La chute de François Bayrou, à la suite de sa déclaration de politique générale du lundi 8 septembre, était entièrement prévisible. En régime parlementaire, un gouvernement sans majorité est un mort-vivant. François Bayrou n’a fait qu’apposer la date de son choix sur un avis de décès qui aurait pu être rédigé dès que son gouvernement avait été porté sur les fonts baptismaux.
Mais comme, jusqu’ici, ce gouvernement échappait à la censure, c’est comme si nul ne s’y était attendu. La décision du premier ministre d’engager la responsabilité du gouvernement a finalement réussi l’exploit d’être à la fois inévitable et intempestive. Ses ministres n’ont même pas essayé de cacher leur surprise, alors que la déclaration de politique générale doit être, nous dit la Constitution, précédée d’une délibération du conseil des ministres. On voit combien cette exigence est devenue formelle…
Chef isolé d’un gouvernement hétérogène et minoritaire, François Bayrou n’a pas non plus consenti de grands efforts pour tendre la main aux forces d’opposition avec lesquelles des transactions auraient pu être possibles. Comment, dès lors, ne pas faire de parallèle entre cette déclaration suicide de politique générale du 8 septembre et la dissolution, non moins solitaire et autodestructrice, prononcée par Emmanuel Macron en juin 2024 ?
Les deux décisions traduisent une curieuse inversion des rôles.
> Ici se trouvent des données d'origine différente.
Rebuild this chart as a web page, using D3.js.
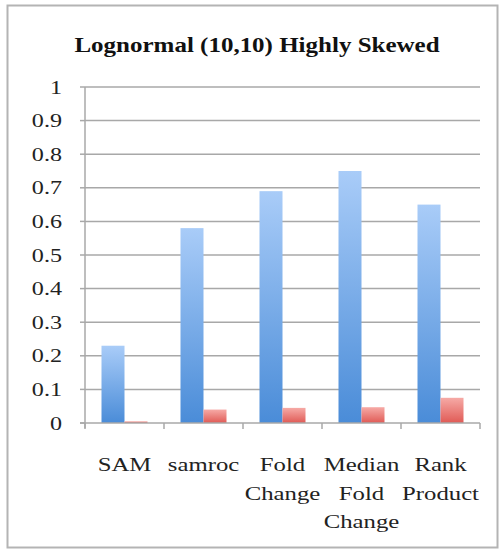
<!DOCTYPE html>
<html>
<head>
<meta charset="utf-8">
<script src="https://cdn.jsdelivr.net/npm/d3@7/dist/d3.min.js"></script>
<style>
  html, body { margin: 0; padding: 0; background: #fff; }
  svg { display: block; }
</style>
</head>
<body>
<svg id="chart" width="500" height="550"></svg>
<script>
// Methods compared and the two proportions shown per method
const categories = [["SAM"], ["samroc"], ["Fold", "Change"], ["Median", "Fold", "Change"], ["Rank", "Product"]];
const seriesA = [0.23, 0.58, 0.69, 0.75, 0.65];
const seriesB = [0.005, 0.04, 0.045, 0.047, 0.075];
const yTicks = [0, 0.1, 0.2, 0.3, 0.4, 0.5, 0.6, 0.7, 0.8, 0.9, 1];
const titleText = "Lognormal (10,10) Highly Skewed";

const svg = d3.select("#chart");
const plot = { left: 85, right: 480, top: 87, bottom: 423 };
const serif = "'Liberation Serif', 'Times New Roman', serif";
const stretch = 1.27;

// outer frame
svg.append("rect")
  .attr("x", 7.5).attr("y", 5.5).attr("width", 490).attr("height", 542)
  .attr("fill", "#fff").attr("stroke", "#b4b4b4").attr("stroke-width", 2);

// vertical gradients for the bar fills
const defs = svg.append("defs");
function grad(id, top, bottom) {
  const g = defs.append("linearGradient").attr("id", id)
    .attr("x1", 0).attr("y1", 0).attr("x2", 0).attr("y2", 1);
  g.append("stop").attr("offset", "0%").attr("stop-color", top);
  g.append("stop").attr("offset", "100%").attr("stop-color", bottom);
}
grad("gA", "#a9ccf8", "#4a8cd8");
grad("gB", "#f6aaa6", "#e05a55");

const idx = d3.range(categories.length);
const x = d3.scaleBand().domain(idx).range([plot.left, plot.right]);
const y = d3.scaleLinear().domain([0, 1]).range([plot.bottom, plot.top]);
const barW = 23;

// horizontal gridlines
svg.append("g").selectAll("line").data(yTicks.filter(t => t > 0)).join("line")
  .attr("x1", plot.left).attr("x2", plot.right)
  .attr("y1", d => y(d)).attr("y2", d => y(d))
  .attr("stroke", "#a8a8a8").attr("stroke-width", 1.5);

// y-axis line and small ticks to the left
svg.append("line").attr("x1", plot.left).attr("x2", plot.left)
  .attr("y1", plot.top).attr("y2", plot.bottom + 5)
  .attr("stroke", "#a8a8a8").attr("stroke-width", 1.5);
svg.append("g").selectAll("line").data(yTicks).join("line")
  .attr("x1", plot.left - 5).attr("x2", plot.left)
  .attr("y1", d => y(d)).attr("y2", d => y(d))
  .attr("stroke", "#a8a8a8").attr("stroke-width", 1.5);

// y tick labels
svg.append("g").selectAll("text").data(yTicks).join("text")
  .attr("transform", d => `translate(62,${y(d) + 6.5}) scale(${stretch},1)`)
  .attr("text-anchor", "end")
  .attr("font-family", serif).attr("font-size", 19).attr("fill", "#222")
  .text(d => d === 0 ? "0" : d === 1 ? "1" : d3.format(".1f")(d));

// bars
const bars = svg.append("g");
bars.selectAll("rect.a").data(seriesA).join("rect").attr("class", "a")
  .attr("x", (d, i) => x(i) + x.bandwidth() / 2 - barW)
  .attr("width", barW)
  .attr("y", d => y(d)).attr("height", d => y(0) - y(d))
  .attr("fill", "url(#gA)");
bars.selectAll("rect.b").data(seriesB).join("rect").attr("class", "b")
  .attr("x", (d, i) => x(i) + x.bandwidth() / 2)
  .attr("width", barW)
  .attr("y", d => y(d)).attr("height", d => y(0) - y(d))
  .attr("fill", "url(#gB)");

// x axis baseline with ticks at category boundaries
svg.append("line").attr("x1", plot.left - 5).attr("x2", plot.right)
  .attr("y1", plot.bottom).attr("y2", plot.bottom)
  .attr("stroke", "#a8a8a8").attr("stroke-width", 1.5);
svg.append("g").selectAll("line").data(d3.range(categories.length + 1)).join("line")
  .attr("x1", i => plot.left + i * x.bandwidth()).attr("x2", i => plot.left + i * x.bandwidth())
  .attr("y1", plot.bottom).attr("y2", plot.bottom + 6)
  .attr("stroke", "#a8a8a8").attr("stroke-width", 1.5);

// category labels (multi-line)
const catG = svg.append("g");
categories.forEach((lines, i) => {
  lines.forEach((t, k) => {
    catG.append("text")
      .attr("transform", `translate(${x(i) + x.bandwidth() / 2},${471 + k * 28.5}) scale(${stretch},1)`)
      .attr("text-anchor", "middle")
      .attr("font-family", serif).attr("font-size", 19.5).attr("fill", "#222")
      .text(t);
  });
});

// title
svg.append("text")
  .attr("transform", `translate(257,52) scale(1.19,1)`)
  .attr("text-anchor", "middle")
  .attr("font-family", serif).attr("font-weight", "bold").attr("font-size", 21).attr("fill", "#111")
  .text(titleText);
</script>
</body>
</html>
Le président Macron, dès 2017, a voulu être son propre premier ministre, intervenant jusque dans les moindres détails de politique intérieure et extérieure. Le « vrai » premier ministre a été relégué au second plan, et transformé en superdirecteur de cabinet du président.
Cette position de « premier ministre de lui-même » est devenue difficilement viable après 2022, puisque Emmanuel Macron n’avait plus de majorité. Elle est devenue franchement intenable depuis la dissolution. Inversement, Michel Barnier et surtout François Bayrou se sont comportés comme des présidents bis, revendiquant de gouverner sans consulter le président de l’Elysée, ni lui rendre de comptes.